Records for the exercise:

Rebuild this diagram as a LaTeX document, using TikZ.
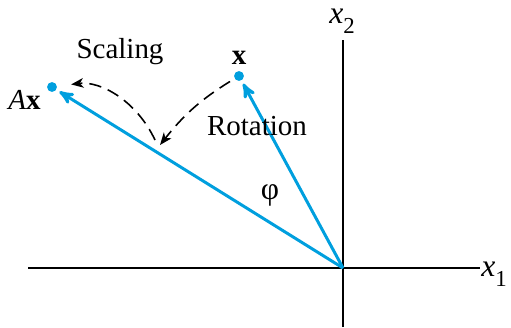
--
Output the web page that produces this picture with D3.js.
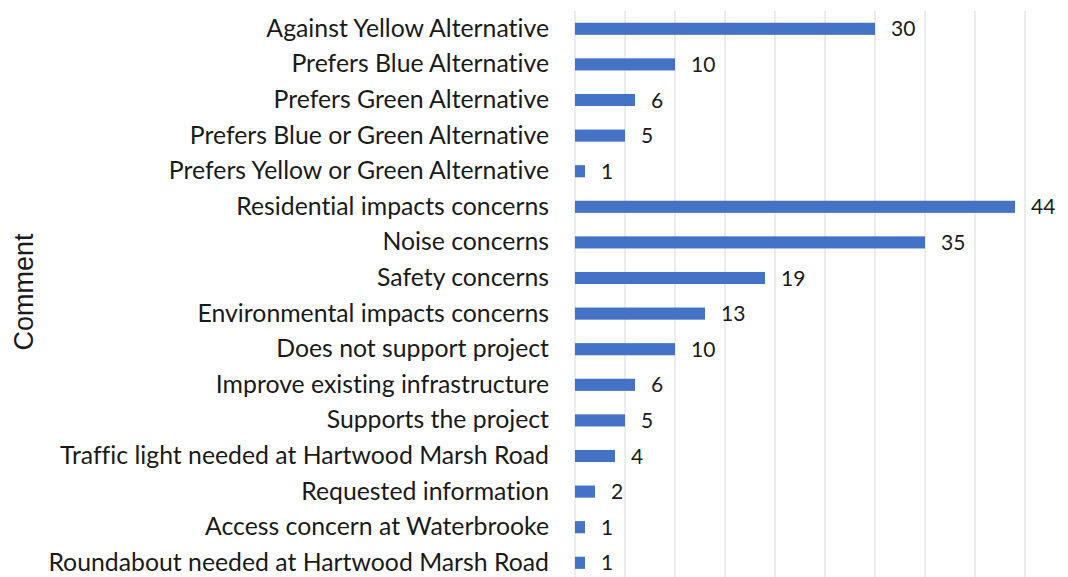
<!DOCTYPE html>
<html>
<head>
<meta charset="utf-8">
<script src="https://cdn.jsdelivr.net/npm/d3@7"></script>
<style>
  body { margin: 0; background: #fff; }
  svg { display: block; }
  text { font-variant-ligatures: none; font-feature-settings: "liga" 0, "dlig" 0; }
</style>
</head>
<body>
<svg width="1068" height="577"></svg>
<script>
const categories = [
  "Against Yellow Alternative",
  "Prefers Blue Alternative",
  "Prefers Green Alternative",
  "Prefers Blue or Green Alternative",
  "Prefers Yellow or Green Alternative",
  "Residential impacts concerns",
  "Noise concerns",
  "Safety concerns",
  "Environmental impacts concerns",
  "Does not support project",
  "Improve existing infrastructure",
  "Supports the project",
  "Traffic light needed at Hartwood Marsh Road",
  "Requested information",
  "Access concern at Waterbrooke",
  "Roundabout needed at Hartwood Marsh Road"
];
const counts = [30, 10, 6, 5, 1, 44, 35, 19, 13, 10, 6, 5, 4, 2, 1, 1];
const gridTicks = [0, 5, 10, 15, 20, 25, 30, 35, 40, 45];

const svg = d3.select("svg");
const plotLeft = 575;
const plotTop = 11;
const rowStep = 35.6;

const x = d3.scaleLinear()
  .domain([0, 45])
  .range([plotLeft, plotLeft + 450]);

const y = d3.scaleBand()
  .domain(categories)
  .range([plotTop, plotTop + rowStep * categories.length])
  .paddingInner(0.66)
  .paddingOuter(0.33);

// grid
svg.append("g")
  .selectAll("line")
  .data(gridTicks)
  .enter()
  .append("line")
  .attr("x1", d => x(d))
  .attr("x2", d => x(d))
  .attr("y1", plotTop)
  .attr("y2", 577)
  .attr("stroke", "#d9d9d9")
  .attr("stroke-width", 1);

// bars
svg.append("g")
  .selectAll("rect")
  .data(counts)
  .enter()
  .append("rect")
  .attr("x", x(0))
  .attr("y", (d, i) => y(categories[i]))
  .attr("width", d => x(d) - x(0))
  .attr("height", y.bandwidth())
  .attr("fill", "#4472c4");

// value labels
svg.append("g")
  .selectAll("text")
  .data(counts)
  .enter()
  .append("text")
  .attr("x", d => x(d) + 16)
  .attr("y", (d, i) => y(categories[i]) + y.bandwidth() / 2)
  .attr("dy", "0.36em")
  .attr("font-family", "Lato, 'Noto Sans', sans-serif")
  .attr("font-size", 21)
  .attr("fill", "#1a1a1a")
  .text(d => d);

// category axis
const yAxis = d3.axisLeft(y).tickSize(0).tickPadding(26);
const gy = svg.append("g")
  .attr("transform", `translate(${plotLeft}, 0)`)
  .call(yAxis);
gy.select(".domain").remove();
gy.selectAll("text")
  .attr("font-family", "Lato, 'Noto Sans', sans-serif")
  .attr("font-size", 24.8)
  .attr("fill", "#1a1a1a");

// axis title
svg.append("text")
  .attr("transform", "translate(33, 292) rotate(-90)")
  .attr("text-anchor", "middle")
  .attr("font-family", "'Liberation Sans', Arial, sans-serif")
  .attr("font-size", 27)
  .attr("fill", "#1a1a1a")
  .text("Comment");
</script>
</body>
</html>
==
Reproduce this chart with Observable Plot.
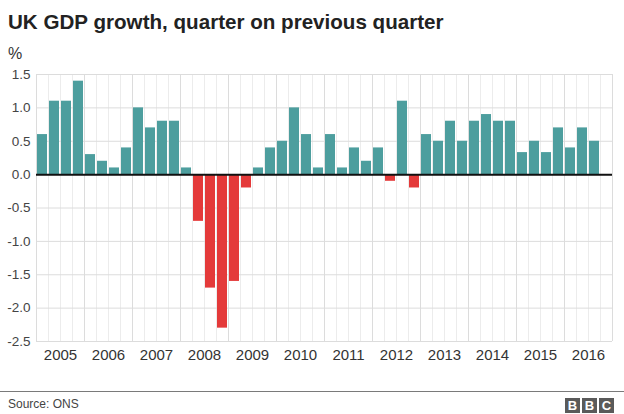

Directive: Using the listing above, return all lines where the word "with" occurs.

Correct answer:
Output the web page that produces this picture with D3.js.
Reproduce this chart with Observable Plot.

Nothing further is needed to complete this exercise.